Last weekend was an amazing weekend of sporting success. On Saturday, as County Champions, our U16 boys table tennis team travelled to Bradford Grammar School to represent Durham at the Northern Schools finals. We started with a very close match against Birkdale School which we eventually won 6 - 2. We then lost to a strong team from St Mary's College, Hull, before another great victory against the hosts. This left us needing to beat Charles Read School in our final match to qualify for the national finals. Unfortunately, they have a table tennis academy linked to the school, and they proved too strong for us as we eventually finished 3rd in the North - a great achievement. Well done to Max Hancock, Sam Dale, Jude Warner, and Nikolay Kirillov.

On Sunday, our U19 girls’ netball team were at Sports Central, Newcastle for the North East finals.
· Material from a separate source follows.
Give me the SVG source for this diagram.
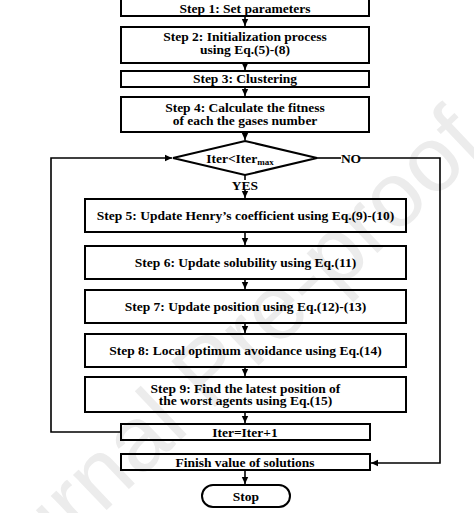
<svg xmlns="http://www.w3.org/2000/svg" width="474" height="513" viewBox="0 0 474 513">
<defs>
<marker id="ah" markerWidth="8" markerHeight="8" refX="7" refY="4" orient="auto" markerUnits="userSpaceOnUse">
<path d="M0,0.8 L7,4 L0,7.2 Z" fill="#000"/>
</marker>
<style>
.box{fill:none;stroke:#000;stroke-width:2}
.ln{fill:none;stroke:#000;stroke-width:1.6}
.t{font-family:"Liberation Serif","Times New Roman",serif;font-weight:bold;font-size:13.5px;fill:#000;text-anchor:middle}
.wm{font-family:"Liberation Sans",Arial,sans-serif;font-size:92px;fill:#ececec;text-anchor:middle}
</style>
</defs>
<rect width="474" height="513" fill="#fff"/>
<text class="wm" transform="translate(230,393) rotate(-43.5)">Journal Pre-proof</text>
<g id="connectors">
<line class="ln" x1="245" y1="17" x2="245" y2="26" marker-end="url(#ah)"/>
<line class="ln" x1="245" y1="63" x2="245" y2="70" marker-end="url(#ah)"/>
<line class="ln" x1="245" y1="87" x2="245" y2="96" marker-end="url(#ah)"/>
<line class="ln" x1="245" y1="132" x2="245" y2="140" marker-end="url(#ah)"/>
<line class="ln" x1="245" y1="175" x2="245" y2="180"/>
<line class="ln" x1="245" y1="190" x2="245" y2="198" marker-end="url(#ah)"/>
<line class="ln" x1="245" y1="232" x2="245" y2="245" marker-end="url(#ah)"/>
<line class="ln" x1="245" y1="279" x2="245" y2="289" marker-end="url(#ah)"/>
<line class="ln" x1="245" y1="323" x2="245" y2="333" marker-end="url(#ah)"/>
<line class="ln" x1="245" y1="367" x2="245" y2="376" marker-end="url(#ah)"/>
<line class="ln" x1="245" y1="412" x2="245" y2="423" marker-end="url(#ah)"/>
<line class="ln" x1="245" y1="470" x2="245" y2="484" marker-end="url(#ah)"/>
<polyline class="ln" points="121,432 51,432 51,158 172,158" marker-end="url(#ah)"/>
<line class="ln" x1="317" y1="158" x2="341" y2="158"/>
<polyline class="ln" points="360,158 440,158 440,463 371,463" marker-end="url(#ah)"/>
<text class="t" x="351" y="163">NO</text>
<text class="t" x="245" y="189.5">YES</text>
</g>
<g id="step1"><rect class="box" x="121" y="-2" width="248" height="18"/><text class="t" x="245" y="12.5">Step 1: Set parameters</text></g>
<g id="step2"><rect class="box" x="121" y="27" width="248" height="36"/><text class="t" x="245" y="41">Step 2: Initialization process</text><text class="t" x="245" y="53.5">using Eq.(5)-(8)</text></g>
<g id="step3"><rect class="box" x="121" y="71" width="248" height="16"/><text class="t" x="245" y="83">Step 3: Clustering</text></g>
<g id="step4"><rect class="box" x="121" y="97" width="248" height="35"/><text class="t" x="245" y="112">Step 4: Calculate the fitness</text><text class="t" x="245" y="124.5">of each the gases number</text></g>
<g id="decision"><polygon class="box" points="245,141 317,158 245,175 173,158"/><text class="t" x="240" y="163">Iter&lt;Iter<tspan font-size="9" dy="2">max</tspan></text></g>
<g id="step5"><rect class="box" x="85" y="199" width="321" height="33"/><text class="t" x="245.5" y="220">Step 5: Update Henry’s coefficient using Eq.(9)-(10)</text></g>
<g id="step6"><rect class="box" x="85" y="246" width="321" height="33"/><text class="t" x="245.5" y="267">Step 6: Update solubility using Eq.(11)</text></g>
<g id="step7"><rect class="box" x="85" y="290" width="321" height="33"/><text class="t" x="245.5" y="311">Step 7: Update position using Eq.(12)-(13)</text></g>
<g id="step8"><rect class="box" x="85" y="334" width="321" height="33"/><text class="t" x="245.5" y="355">Step 8: Local optimum avoidance using Eq.(14)</text></g>
<g id="step9"><rect class="box" x="85" y="377" width="321" height="35"/><text class="t" x="245.5" y="393">Step 9: Find the latest position of</text><text class="t" x="245.5" y="405">the worst agents using Eq.(15)</text></g>
<g id="iter"><rect class="box" x="121" y="424" width="249" height="16"/><text class="t" x="245" y="436.5">Iter=Iter+1</text></g>
<g id="finish"><rect class="box" x="121" y="454" width="249" height="16"/><text class="t" x="245" y="466.5">Finish value of solutions</text></g>
<g id="stop"><rect class="box" x="202" y="485" width="88" height="22" rx="11"/><text class="t" x="246" y="500.5">Stop</text></g>
</svg>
The best 8 teams in the North East took part in an outstanding day of high quality netball. In an amazing achievement, we won all our games, including a 19-7 victory over RGS in our final game to win the competition. As North East champions we now qualify for the national finals which take place at Oundle School on 16th March.

Over the weekend we also had confirmation that our Year 7 boys biathlon team had qualified for the national finals which take place on 23rd March at Bath University. Wilf Beale is ranked 6th in the country going into the finals.

On Monday, our Year 8 boys’ futsal team were at Hurworth School for the County futsal finals. Despite never giving up we lost 2 matches and drew one to finish 3rd.

Our Year 7 boys’ futsal team were at Hurworth on Tuesday for their County finals. However, it was much better news as we won all our games comfortably, including a 4-0 win against the hosts to become County Champions. They now progress to the regional finals after half-term. Alfie Barker-Lippe was POT.

Also on Tuesday, we hosted the Year 10 boys’ futsal finals. We won our first two games to set up a decider with Hummersknott. Unfortunately, we lost, to finish runners-up.

Finally on Tuesday, our Year 8 rugby team took part in an excellent afternoon of rugby at Parkview winning most of their games.

We had three football matches on a busy Wednesday. Our Year 9 boys’ team were at North Durham Academy in the County Cup. We conceded a late goal to draw 1-1and take the game to penalties. We held our nerve and lifted our penalty curse to win 4-3. Joe Shields was POM.

Our VIth Form football team faced St Leonard's at Meadowfield. Matthew Rowley scored an early goal. However, despite dominating the game, we couldn't find another goal and paid the price in the second half as St Leonard's fought back to beat us 2-1. Joint POM's were Jake Toase and Harry Stewart.

Finally, our U13 girls travelled to Hebburn, St Joseph's also in the County Cup. We went 2-0 ahead in the first half, but ran out of steam in the second half eventually losing 4-2. Still a great performance against a football academy.

Yesterday, our Year 8 netball team were due to make the short journey to Durham High for the Area tournament. This was unfortunately postponed due to the weather.

Also yesterday, we hosted the Year 8 Junior NBA basketball tournament. We started well with a comfortable victory 36 - 0 victory against Framwellgate. We went on to dominate the competition winning all our games to become champions and progress to the play-offs in March. Manos Mylonopoulos was POT.

More fixtures today to conclude a busy week. Good luck to our Year 8 basketball team who face Dame Allans in the Tyneside Cup final, and to our Year 9 basketball team who are also at Dame Allan's in the knockout stages of the English Schools Cup.

Our Year 8 & 9 rugby teams also have fixtures at Emmanuel College - good luck to them.  Finally good luck to our Year 11 boys’ futsal team who are taking part in the County tournament.